Start of Input for this task

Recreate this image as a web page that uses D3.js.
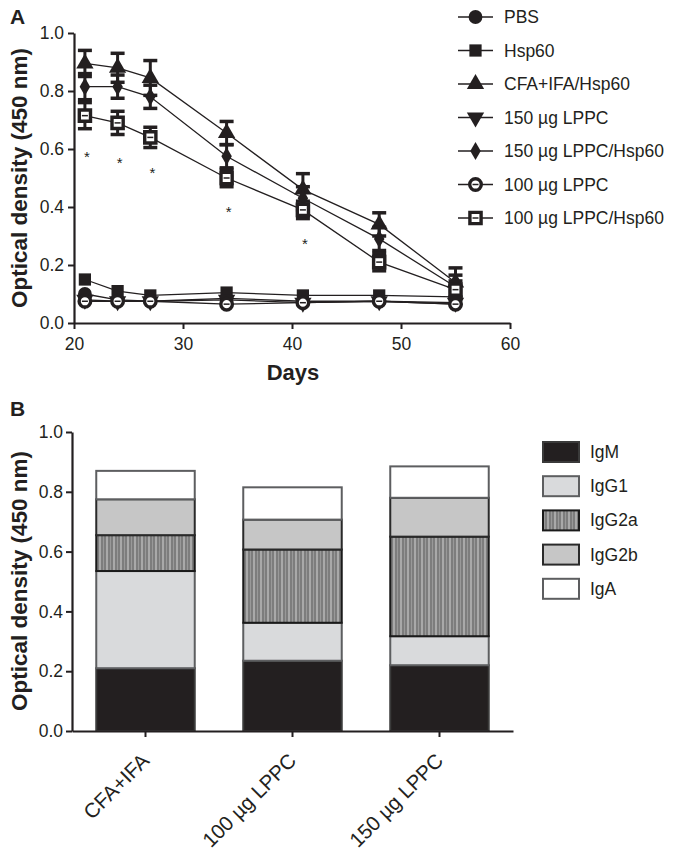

End of Input for this task
Start of Input for this task

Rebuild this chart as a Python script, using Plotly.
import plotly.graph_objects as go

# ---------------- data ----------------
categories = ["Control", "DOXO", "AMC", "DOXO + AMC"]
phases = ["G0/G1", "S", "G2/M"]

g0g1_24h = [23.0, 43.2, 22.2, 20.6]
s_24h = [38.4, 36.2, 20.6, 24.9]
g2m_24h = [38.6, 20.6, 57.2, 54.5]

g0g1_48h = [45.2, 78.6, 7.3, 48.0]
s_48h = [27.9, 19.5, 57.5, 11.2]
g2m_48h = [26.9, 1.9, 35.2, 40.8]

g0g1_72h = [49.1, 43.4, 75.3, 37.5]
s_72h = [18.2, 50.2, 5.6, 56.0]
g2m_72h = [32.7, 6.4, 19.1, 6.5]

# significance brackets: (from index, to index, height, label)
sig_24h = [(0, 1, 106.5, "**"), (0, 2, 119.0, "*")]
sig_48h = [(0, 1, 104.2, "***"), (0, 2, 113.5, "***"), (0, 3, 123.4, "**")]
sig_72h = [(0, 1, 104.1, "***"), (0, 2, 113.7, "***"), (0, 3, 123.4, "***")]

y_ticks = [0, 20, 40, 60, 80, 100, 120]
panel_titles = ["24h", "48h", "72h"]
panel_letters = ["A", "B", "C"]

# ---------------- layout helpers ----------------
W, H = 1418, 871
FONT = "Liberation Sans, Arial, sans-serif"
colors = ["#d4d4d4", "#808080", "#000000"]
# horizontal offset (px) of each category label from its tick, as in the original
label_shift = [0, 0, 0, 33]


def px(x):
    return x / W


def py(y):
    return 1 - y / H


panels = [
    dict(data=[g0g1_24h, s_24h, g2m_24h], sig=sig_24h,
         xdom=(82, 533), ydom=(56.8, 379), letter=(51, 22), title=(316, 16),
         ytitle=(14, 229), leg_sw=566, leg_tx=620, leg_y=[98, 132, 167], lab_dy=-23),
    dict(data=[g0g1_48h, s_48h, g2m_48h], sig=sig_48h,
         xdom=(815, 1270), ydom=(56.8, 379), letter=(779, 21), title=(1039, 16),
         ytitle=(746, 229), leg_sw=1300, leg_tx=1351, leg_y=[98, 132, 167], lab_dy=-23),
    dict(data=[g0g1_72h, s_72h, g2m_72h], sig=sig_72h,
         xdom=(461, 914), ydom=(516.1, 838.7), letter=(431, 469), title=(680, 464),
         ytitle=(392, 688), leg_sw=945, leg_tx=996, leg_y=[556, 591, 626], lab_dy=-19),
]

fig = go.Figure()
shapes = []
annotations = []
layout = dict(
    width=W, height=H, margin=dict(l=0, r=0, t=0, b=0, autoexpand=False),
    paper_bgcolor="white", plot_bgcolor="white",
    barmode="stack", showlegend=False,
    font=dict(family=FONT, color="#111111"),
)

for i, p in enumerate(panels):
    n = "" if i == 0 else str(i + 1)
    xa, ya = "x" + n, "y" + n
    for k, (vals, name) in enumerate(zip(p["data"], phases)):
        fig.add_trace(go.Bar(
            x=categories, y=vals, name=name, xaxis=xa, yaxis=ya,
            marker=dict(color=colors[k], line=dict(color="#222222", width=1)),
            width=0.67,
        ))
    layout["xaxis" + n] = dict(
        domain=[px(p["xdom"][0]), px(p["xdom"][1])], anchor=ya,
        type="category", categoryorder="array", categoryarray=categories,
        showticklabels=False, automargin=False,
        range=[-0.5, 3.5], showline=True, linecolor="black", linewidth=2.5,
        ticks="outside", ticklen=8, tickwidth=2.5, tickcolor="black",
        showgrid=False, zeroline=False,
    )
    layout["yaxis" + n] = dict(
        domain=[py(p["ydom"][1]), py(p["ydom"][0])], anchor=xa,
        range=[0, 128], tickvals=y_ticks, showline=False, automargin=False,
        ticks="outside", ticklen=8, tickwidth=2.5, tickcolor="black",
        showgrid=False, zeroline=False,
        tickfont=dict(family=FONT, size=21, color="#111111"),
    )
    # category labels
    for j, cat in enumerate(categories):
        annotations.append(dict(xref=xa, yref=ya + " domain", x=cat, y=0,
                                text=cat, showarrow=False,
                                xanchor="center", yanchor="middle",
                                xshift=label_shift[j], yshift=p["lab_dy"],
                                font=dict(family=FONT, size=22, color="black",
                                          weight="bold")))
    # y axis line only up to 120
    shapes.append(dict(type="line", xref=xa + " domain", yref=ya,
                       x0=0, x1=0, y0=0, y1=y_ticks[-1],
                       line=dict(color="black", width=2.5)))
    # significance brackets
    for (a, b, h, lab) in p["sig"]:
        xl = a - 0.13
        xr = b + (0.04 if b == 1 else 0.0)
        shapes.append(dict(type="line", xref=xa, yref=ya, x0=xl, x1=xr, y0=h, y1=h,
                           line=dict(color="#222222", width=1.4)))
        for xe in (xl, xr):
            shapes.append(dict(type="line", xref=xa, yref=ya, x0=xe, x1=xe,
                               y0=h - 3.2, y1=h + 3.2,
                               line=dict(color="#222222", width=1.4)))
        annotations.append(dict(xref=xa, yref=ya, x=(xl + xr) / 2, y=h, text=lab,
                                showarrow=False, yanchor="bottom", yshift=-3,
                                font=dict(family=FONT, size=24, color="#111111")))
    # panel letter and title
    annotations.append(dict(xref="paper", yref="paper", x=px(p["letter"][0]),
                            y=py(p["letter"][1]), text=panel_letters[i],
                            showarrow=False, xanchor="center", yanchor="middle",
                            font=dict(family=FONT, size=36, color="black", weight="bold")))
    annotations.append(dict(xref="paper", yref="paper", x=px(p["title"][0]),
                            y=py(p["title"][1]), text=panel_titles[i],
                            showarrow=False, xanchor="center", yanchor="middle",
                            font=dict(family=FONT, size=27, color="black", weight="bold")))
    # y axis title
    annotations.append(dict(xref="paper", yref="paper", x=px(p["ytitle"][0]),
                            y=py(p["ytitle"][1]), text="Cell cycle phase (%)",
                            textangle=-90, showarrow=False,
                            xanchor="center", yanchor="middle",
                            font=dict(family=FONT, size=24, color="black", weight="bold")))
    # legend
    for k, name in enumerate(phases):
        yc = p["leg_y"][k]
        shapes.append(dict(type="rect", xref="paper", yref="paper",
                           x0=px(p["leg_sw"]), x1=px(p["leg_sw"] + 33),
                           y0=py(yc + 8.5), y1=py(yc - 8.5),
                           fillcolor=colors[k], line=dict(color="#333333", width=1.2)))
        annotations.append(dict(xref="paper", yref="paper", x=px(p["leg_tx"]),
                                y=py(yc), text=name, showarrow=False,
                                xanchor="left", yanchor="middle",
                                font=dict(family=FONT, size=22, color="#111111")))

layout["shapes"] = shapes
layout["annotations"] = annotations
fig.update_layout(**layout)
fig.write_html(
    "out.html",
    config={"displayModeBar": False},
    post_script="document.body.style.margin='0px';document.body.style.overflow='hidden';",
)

End of Input for this task
Start of Input for this task

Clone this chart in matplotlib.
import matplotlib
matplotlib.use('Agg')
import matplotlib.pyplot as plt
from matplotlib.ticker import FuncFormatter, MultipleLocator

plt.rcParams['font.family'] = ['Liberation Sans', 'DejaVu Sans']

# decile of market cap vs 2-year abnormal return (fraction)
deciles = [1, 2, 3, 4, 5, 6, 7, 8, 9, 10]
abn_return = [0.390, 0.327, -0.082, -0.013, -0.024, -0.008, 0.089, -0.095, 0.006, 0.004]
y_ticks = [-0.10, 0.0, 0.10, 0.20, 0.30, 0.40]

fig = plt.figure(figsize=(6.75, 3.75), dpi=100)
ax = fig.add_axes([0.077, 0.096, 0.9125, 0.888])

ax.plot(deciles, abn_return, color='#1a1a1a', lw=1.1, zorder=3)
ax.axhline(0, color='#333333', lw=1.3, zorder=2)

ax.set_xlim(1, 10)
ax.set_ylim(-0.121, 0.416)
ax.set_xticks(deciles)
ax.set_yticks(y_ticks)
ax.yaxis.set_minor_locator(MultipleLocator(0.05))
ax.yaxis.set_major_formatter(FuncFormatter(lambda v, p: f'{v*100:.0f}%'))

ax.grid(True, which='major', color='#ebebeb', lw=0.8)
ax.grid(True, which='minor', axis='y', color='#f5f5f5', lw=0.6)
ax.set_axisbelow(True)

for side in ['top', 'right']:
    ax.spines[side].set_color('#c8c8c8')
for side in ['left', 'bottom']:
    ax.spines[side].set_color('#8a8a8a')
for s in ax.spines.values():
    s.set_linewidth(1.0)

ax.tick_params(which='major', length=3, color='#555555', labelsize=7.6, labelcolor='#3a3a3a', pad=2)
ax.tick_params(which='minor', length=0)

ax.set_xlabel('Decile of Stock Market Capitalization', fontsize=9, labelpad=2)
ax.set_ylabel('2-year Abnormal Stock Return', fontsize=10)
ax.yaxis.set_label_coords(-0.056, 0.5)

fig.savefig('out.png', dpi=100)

End of Input for this task

Task requirements: From the records above, transcribe without alteration every line from the one with "Rebuild this chart" to the one with "return 1 - y / H", inclusive.

Response:
Rebuild this chart as a Python script, using Plotly.
import plotly.graph_objects as go

# ---------------- data ----------------
categories = ["Control", "DOXO", "AMC", "DOXO + AMC"]
phases = ["G0/G1", "S", "G2/M"]

g0g1_24h = [23.0, 43.2, 22.2, 20.6]
s_24h = [38.4, 36.2, 20.6, 24.9]
g2m_24h = [38.6, 20.6, 57.2, 54.5]

g0g1_48h = [45.2, 78.6, 7.3, 48.0]
s_48h = [27.9, 19.5, 57.5, 11.2]
g2m_48h = [26.9, 1.9, 35.2, 40.8]

g0g1_72h = [49.1, 43.4, 75.3, 37.5]
s_72h = [18.2, 50.2, 5.6, 56.0]
g2m_72h = [32.7, 6.4, 19.1, 6.5]

# significance brackets: (from index, to index, height, label)
sig_24h = [(0, 1, 106.5, "**"), (0, 2, 119.0, "*")]
sig_48h = [(0, 1, 104.2, "***"), (0, 2, 113.5, "***"), (0, 3, 123.4, "**")]
sig_72h = [(0, 1, 104.1, "***"), (0, 2, 113.7, "***"), (0, 3, 123.4, "***")]

y_ticks = [0, 20, 40, 60, 80, 100, 120]
panel_titles = ["24h", "48h", "72h"]
panel_letters = ["A", "B", "C"]

# ---------------- layout helpers ----------------
W, H = 1418, 871
FONT = "Liberation Sans, Arial, sans-serif"
colors = ["#d4d4d4", "#808080", "#000000"]
# horizontal offset (px) of each category label from its tick, as in the original
label_shift = [0, 0, 0, 33]


def px(x):
    return x / W


def py(y):
    return 1 - y / H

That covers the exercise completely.